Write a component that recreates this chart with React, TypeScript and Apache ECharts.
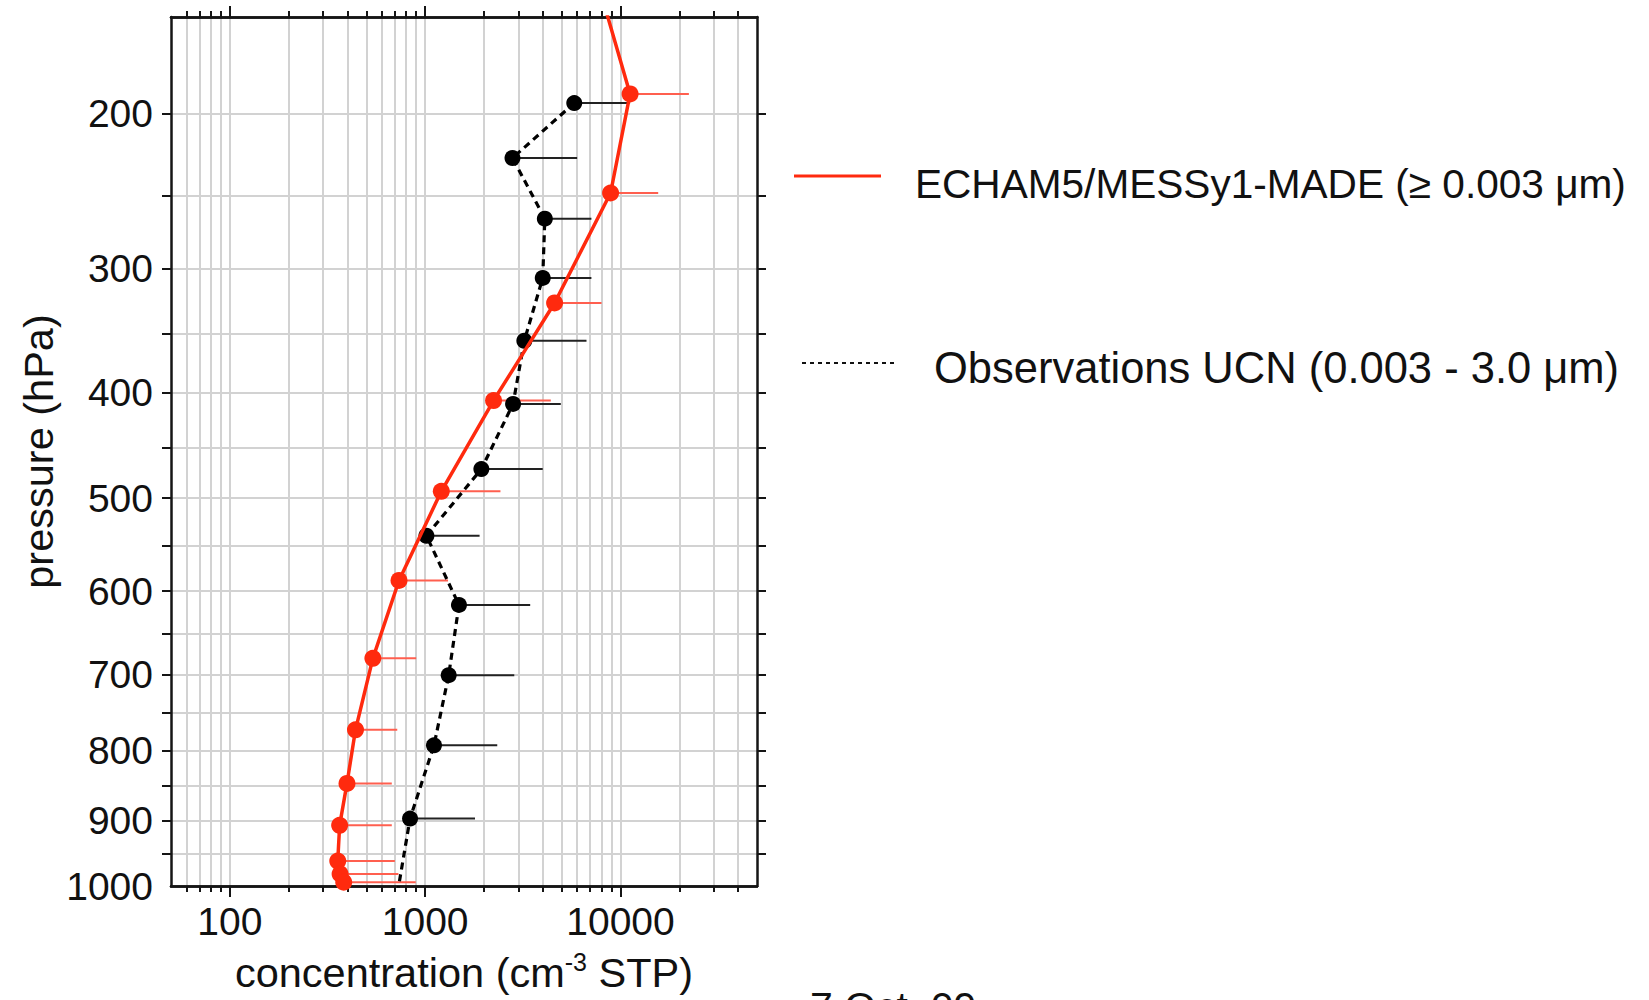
import React, { useEffect, useRef } from "react";
import * as echarts from "echarts";

// ---------- data ----------
const modelPressure = [140, 189, 248, 326, 407, 493, 588, 680, 772, 846, 907, 961, 981, 994];
const modelConc = [8000, 11200, 8900, 4600, 2240, 1210, 735, 540, 440, 398, 365, 357, 367, 383];
const modelErr = [null, 22400, 15600, 8000, 4400, 2430, 1310, 900, 720, 675, 675, 700, 730, 895];

const obsPressure = [194, 226, 265, 307, 356, 410, 471, 539, 616, 701, 793, 897, 1013];
const obsConc = [5800, 2800, 4100, 4000, 3220, 2820, 1940, 1015, 1490, 1320, 1110, 837, 720];
const obsErr = [11200, 6000, 7100, 7100, 6700, 4950, 4000, 1900, 3450, 2860, 2340, 1800, null];

const xLabelTicks = [100, 1000, 10000];
const xMinorTicks = [60, 70, 80, 90, 200, 300, 400, 500, 600, 700, 800, 900, 2000, 3000, 4000, 5000, 6000, 7000, 8000, 9000, 20000, 30000, 40000];
const pressureLabelTicks = [200, 300, 400, 500, 600, 700, 800, 900, 1000];
const pressureMinorTicks = [200, 250, 300, 350, 400, 450, 500, 550, 600, 650, 700, 750, 800, 850, 900, 950];

const modelName = "ECHAM5/MESSy1-MADE (\u2265 0.003 \u03bcm)";
const obsName = "Observations UCN (0.003 - 3.0 \u03bcm)";
const dateText = "7 Oct. 09";

// pressure axis scaling (pressure^K)
const K = 0.36;
const f = (p: number) => Math.pow(p, K);
const finv = (v: number) => Math.pow(v, 1 / K);

const FONT = "'Liberation Sans', Arial, Helvetica, sans-serif";
const RED = "#ff2a0e";
const RED_ERR = "#ff5f4f";
const AXIS_COLOR = "#151515";
const GRID_COLOR = "#d2d2d2";

function xAxisDef(position: string, values: number[], len: number, withLabels: boolean, split: boolean) {
  const ax: any = {
    type: "log",
    logBase: 10,
    min: 50,
    max: 50000,
    position,
    gridIndex: 0,
    axisLine: { show: true, onZero: false, lineStyle: { color: AXIS_COLOR, width: 2.5 } },
    axisTick: { show: true, inside: false, length: len, customValues: values, lineStyle: { color: AXIS_COLOR, width: 2 } },
    axisLabel: { show: false },
    splitLine: { show: split, lineStyle: { color: GRID_COLOR, width: 2 } },
    minorTick: { show: false },
    minorSplitLine: { show: false },
  };
  if (withLabels) {
    ax.axisLabel = {
      show: true,
      customValues: xLabelTicks,
      formatter: (v: number) => String(Math.round(v)),
      fontSize: 39,
      fontFamily: FONT,
      color: "#111",
      margin: 16,
    };
    ax.name = "concentration (cm{sup|-3} STP)";
    ax.nameLocation = "middle";
    ax.nameGap = 63;
    ax.nameTextStyle = {
      fontSize: 41.5,
      fontFamily: FONT,
      color: "#111",
      lineHeight: 46,
      rich: {
        sup: { fontSize: 25, fontFamily: FONT, color: "#111", verticalAlign: "top", lineHeight: 25 },
      },
    };
  }
  return ax;
}

function yAxisDef(position: string, withLabels: boolean) {
  const ax: any = {
    type: "value",
    inverse: true,
    min: f(150),
    max: f(1000),
    position,
    gridIndex: 0,
    axisLine: { show: true, onZero: false, lineStyle: { color: AXIS_COLOR, width: 2.5 } },
    axisTick: { show: true, inside: false, length: 9, customValues: pressureMinorTicks.map(f), lineStyle: { color: AXIS_COLOR, width: 2 } },
    axisLabel: { show: false },
    splitLine: { show: withLabels, lineStyle: { color: GRID_COLOR, width: 2 } },
  };
  if (withLabels) {
    ax.axisLabel = {
      show: true,
      customValues: pressureLabelTicks.map(f),
      formatter: (v: number) => String(Math.round(finv(v))),
      fontSize: 39,
      fontFamily: FONT,
      color: "#111",
      margin: 18,
    };
    ax.name = "pressure (hPa)";
    ax.nameLocation = "middle";
    ax.nameGap = 112;
    ax.nameTextStyle = { fontSize: 41.5, fontFamily: FONT, color: "#111" };
  }
  return ax;
}

function errBarSeries(conc: (number | null)[], err: (number | null)[], pres: number[], color: string, width: number) {
  const data: number[][] = [];
  conc.forEach((c, i) => {
    const e = err[i];
    if (c != null && e != null) data.push([c as number, e as number, f(pres[i])]);
  });
  return {
    type: "custom",
    xAxisIndex: 0,
    yAxisIndex: 0,
    clip: true,
    z: 2,
    encode: { x: [0, 1], y: 2 },
    renderItem: (params: any, api: any) => {
      const s = api.coord([api.value(0), api.value(2)]);
      const e = api.coord([api.value(1), api.value(2)]);
      return {
        type: "line",
        shape: { x1: s[0], y1: s[1], x2: e[0], y2: e[1] },
        style: { stroke: color, lineWidth: width },
      };
    },
    data,
  };
}

export default function App() {
  const ref = useRef<HTMLDivElement>(null);
  useEffect(() => {
    if (!ref.current) return;
    const chart = echarts.init(ref.current, null, { renderer: "svg" });
    const option: any = {
      animation: false,
      backgroundColor: "#ffffff",
      grid: { left: 171, top: 17, width: 586, height: 873, containLabel: false },
      xAxis: [
        xAxisDef("bottom", xLabelTicks, 11, true, true),
        xAxisDef("bottom", xMinorTicks, 6, false, true),
        xAxisDef("top", xLabelTicks, 11, false, false),
        xAxisDef("top", xMinorTicks, 6, false, false),
      ],
      yAxis: [yAxisDef("left", true), yAxisDef("right", false)],
      series: [
        errBarSeries(modelConc, modelErr, modelPressure, RED_ERR, 2),
        errBarSeries(obsConc, obsErr, obsPressure, "#222222", 2),
        {
          type: "line",
          name: obsName,
          xAxisIndex: 0,
          yAxisIndex: 0,
          clip: true,
          z: 3,
          data: obsConc.map((c, i) => [c, f(obsPressure[i])]),
          symbol: "circle",
          symbolSize: 16,
          itemStyle: { color: "#000" },
          lineStyle: { color: "#000", width: 3.2, type: [7, 5] },
        },
        {
          type: "line",
          name: modelName,
          xAxisIndex: 0,
          yAxisIndex: 0,
          clip: true,
          z: 4,
          data: modelConc.map((c, i) => [c, f(modelPressure[i])]),
          symbol: "circle",
          symbolSize: 17,
          itemStyle: { color: RED },
          lineStyle: { color: RED, width: 3.5 },
        },
      ],
      graphic: [
        { type: "line", shape: { x1: 794, y1: 176, x2: 881, y2: 176 }, style: { stroke: RED, lineWidth: 3 } },
        { type: "text", x: 915, y: 184, style: { text: modelName, fontSize: 40.6, fontFamily: FONT, fill: "#111", verticalAlign: "middle" } },
        { type: "line", shape: { x1: 802, y1: 363, x2: 897, y2: 363 }, style: { stroke: "#111", lineWidth: 2, lineDash: [4, 4] } },
        { type: "text", x: 934, y: 368, style: { text: obsName, fontSize: 43.5, fontFamily: FONT, fill: "#111", verticalAlign: "middle" } },
        { type: "text", x: 810, y: 986, style: { text: dateText, fontSize: 41, fontFamily: FONT, fill: "#111", verticalAlign: "top" } },
      ],
    };
    chart.setOption(option);
    return () => chart.dispose();
  }, []);
  return (
    <div
      ref={ref}
      style={{ position: "fixed", left: 0, top: 0, width: 1649, height: 1000, background: "#fff" }}
    />
  );
}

··········

• GIVEN INSTRUCTION: Return the material exactly as given, apart from the pictures.

• TASK OUTPUT:
Write a component that recreates this chart with React, TypeScript and Apache ECharts.
import React, { useEffect, useRef } from "react";
import * as echarts from "echarts";

// ---------- data ----------
const modelPressure = [140, 189, 248, 326, 407, 493, 588, 680, 772, 846, 907, 961, 981, 994];
const modelConc = [8000, 11200, 8900, 4600, 2240, 1210, 735, 540, 440, 398, 365, 357, 367, 383];
const modelErr = [null, 22400, 15600, 8000, 4400, 2430, 1310, 900, 720, 675, 675, 700, 730, 895];

const obsPressure = [194, 226, 265, 307, 356, 410, 471, 539, 616, 701, 793, 897, 1013];
const obsConc = [5800, 2800, 4100, 4000, 3220, 2820, 1940, 1015, 1490, 1320, 1110, 837, 720];
const obsErr = [11200, 6000, 7100, 7100, 6700, 4950, 4000, 1900, 3450, 2860, 2340, 1800, null];

const xLabelTicks = [100, 1000, 10000];
const xMinorTicks = [60, 70, 80, 90, 200, 300, 400, 500, 600, 700, 800, 900, 2000, 3000, 4000, 5000, 6000, 7000, 8000, 9000, 20000, 30000, 40000];
const pressureLabelTicks = [200, 300, 400, 500, 600, 700, 800, 900, 1000];
const pressureMinorTicks = [200, 250, 300, 350, 400, 450, 500, 550, 600, 650, 700, 750, 800, 850, 900, 950];

const modelName = "ECHAM5/MESSy1-MADE (\u2265 0.003 \u03bcm)";
const obsName = "Observations UCN (0.003 - 3.0 \u03bcm)";
const dateText = "7 Oct. 09";

// pressure axis scaling (pressure^K)
const K = 0.36;
const f = (p: number) => Math.pow(p, K);
const finv = (v: number) => Math.pow(v, 1 / K);

const FONT = "'Liberation Sans', Arial, Helvetica, sans-serif";
const RED = "#ff2a0e";
const RED_ERR = "#ff5f4f";
const AXIS_COLOR = "#151515";
const GRID_COLOR = "#d2d2d2";

function xAxisDef(position: string, values: number[], len: number, withLabels: boolean, split: boolean) {
  const ax: any = {
    type: "log",
    logBase: 10,
    min: 50,
    max: 50000,
    position,
    gridIndex: 0,
    axisLine: { show: true, onZero: false, lineStyle: { color: AXIS_COLOR, width: 2.5 } },
    axisTick: { show: true, inside: false, length: len, customValues: values, lineStyle: { color: AXIS_COLOR, width: 2 } },
    axisLabel: { show: false },
    splitLine: { show: split, lineStyle: { color: GRID_COLOR, width: 2 } },
    minorTick: { show: false },
    minorSplitLine: { show: false },
  };
  if (withLabels) {
    ax.axisLabel = {
      show: true,
      customValues: xLabelTicks,
      formatter: (v: number) => String(Math.round(v)),
      fontSize: 39,
      fontFamily: FONT,
      color: "#111",
      margin: 16,
    };
    ax.name = "concentration (cm{sup|-3} STP)";
    ax.nameLocation = "middle";
    ax.nameGap = 63;
    ax.nameTextStyle = {
      fontSize: 41.5,
      fontFamily: FONT,
      color: "#111",
      lineHeight: 46,
      rich: {
        sup: { fontSize: 25, fontFamily: FONT, color: "#111", verticalAlign: "top", lineHeight: 25 },
      },
    };
  }
  return ax;
}

function yAxisDef(position: string, withLabels: boolean) {
  const ax: any = {
    type: "value",
    inverse: true,
    min: f(150),
    max: f(1000),
    position,
    gridIndex: 0,
    axisLine: { show: true, onZero: false, lineStyle: { color: AXIS_COLOR, width: 2.5 } },
    axisTick: { show: true, inside: false, length: 9, customValues: pressureMinorTicks.map(f), lineStyle: { color: AXIS_COLOR, width: 2 } },
    axisLabel: { show: false },
    splitLine: { show: withLabels, lineStyle: { color: GRID_COLOR, width: 2 } },
  };
  if (withLabels) {
    ax.axisLabel = {
      show: true,
      customValues: pressureLabelTicks.map(f),
      formatter: (v: number) => String(Math.round(finv(v))),
      fontSize: 39,
      fontFamily: FONT,
      color: "#111",
      margin: 18,
    };
    ax.name = "pressure (hPa)";
    ax.nameLocation = "middle";
    ax.nameGap = 112;
    ax.nameTextStyle = { fontSize: 41.5, fontFamily: FONT, color: "#111" };
  }
  return ax;
}

function errBarSeries(conc: (number | null)[], err: (number | null)[], pres: number[], color: string, width: number) {
  const data: number[][] = [];
  conc.forEach((c, i) => {
    const e = err[i];
    if (c != null && e != null) data.push([c as number, e as number, f(pres[i])]);
  });
  return {
    type: "custom",
    xAxisIndex: 0,
    yAxisIndex: 0,
    clip: true,
    z: 2,
    encode: { x: [0, 1], y: 2 },
    renderItem: (params: any, api: any) => {
      const s = api.coord([api.value(0), api.value(2)]);
      const e = api.coord([api.value(1), api.value(2)]);
      return {
        type: "line",
        shape: { x1: s[0], y1: s[1], x2: e[0], y2: e[1] },
        style: { stroke: color, lineWidth: width },
      };
    },
    data,
  };
}

export default function App() {
  const ref = useRef<HTMLDivElement>(null);
  useEffect(() => {
    if (!ref.current) return;
    const chart = echarts.init(ref.current, null, { renderer: "svg" });
    const option: any = {
      animation: false,
      backgroundColor: "#ffffff",
      grid: { left: 171, top: 17, width: 586, height: 873, containLabel: false },
      xAxis: [
        xAxisDef("bottom", xLabelTicks, 11, true, true),
        xAxisDef("bottom", xMinorTicks, 6, false, true),
        xAxisDef("top", xLabelTicks, 11, false, false),
        xAxisDef("top", xMinorTicks, 6, false, false),
      ],
      yAxis: [yAxisDef("left", true), yAxisDef("right", false)],
      series: [
        errBarSeries(modelConc, modelErr, modelPressure, RED_ERR, 2),
        errBarSeries(obsConc, obsErr, obsPressure, "#222222", 2),
        {
          type: "line",
          name: obsName,
          xAxisIndex: 0,
          yAxisIndex: 0,
          clip: true,
          z: 3,
          data: obsConc.map((c, i) => [c, f(obsPressure[i])]),
          symbol: "circle",
          symbolSize: 16,
          itemStyle: { color: "#000" },
          lineStyle: { color: "#000", width: 3.2, type: [7, 5] },
        },
        {
          type: "line",
          name: modelName,
          xAxisIndex: 0,
          yAxisIndex: 0,
          clip: true,
          z: 4,
          data: modelConc.map((c, i) => [c, f(modelPressure[i])]),
          symbol: "circle",
          symbolSize: 17,
          itemStyle: { color: RED },
          lineStyle: { color: RED, width: 3.5 },
        },
      ],
      graphic: [
        { type: "line", shape: { x1: 794, y1: 176, x2: 881, y2: 176 }, style: { stroke: RED, lineWidth: 3 } },
        { type: "text", x: 915, y: 184, style: { text: modelName, fontSize: 40.6, fontFamily: FONT, fill: "#111", verticalAlign: "middle" } },
        { type: "line", shape: { x1: 802, y1: 363, x2: 897, y2: 363 }, style: { stroke: "#111", lineWidth: 2, lineDash: [4, 4] } },
        { type: "text", x: 934, y: 368, style: { text: obsName, fontSize: 43.5, fontFamily: FONT, fill: "#111", verticalAlign: "middle" } },
        { type: "text", x: 810, y: 986, style: { text: dateText, fontSize: 41, fontFamily: FONT, fill: "#111", verticalAlign: "top" } },
      ],
    };
    chart.setOption(option);
    return () => chart.dispose();
  }, []);
  return (
    <div
      ref={ref}
      style={{ position: "fixed", left: 0, top: 0, width: 1649, height: 1000, background: "#fff" }}
    />
  );
}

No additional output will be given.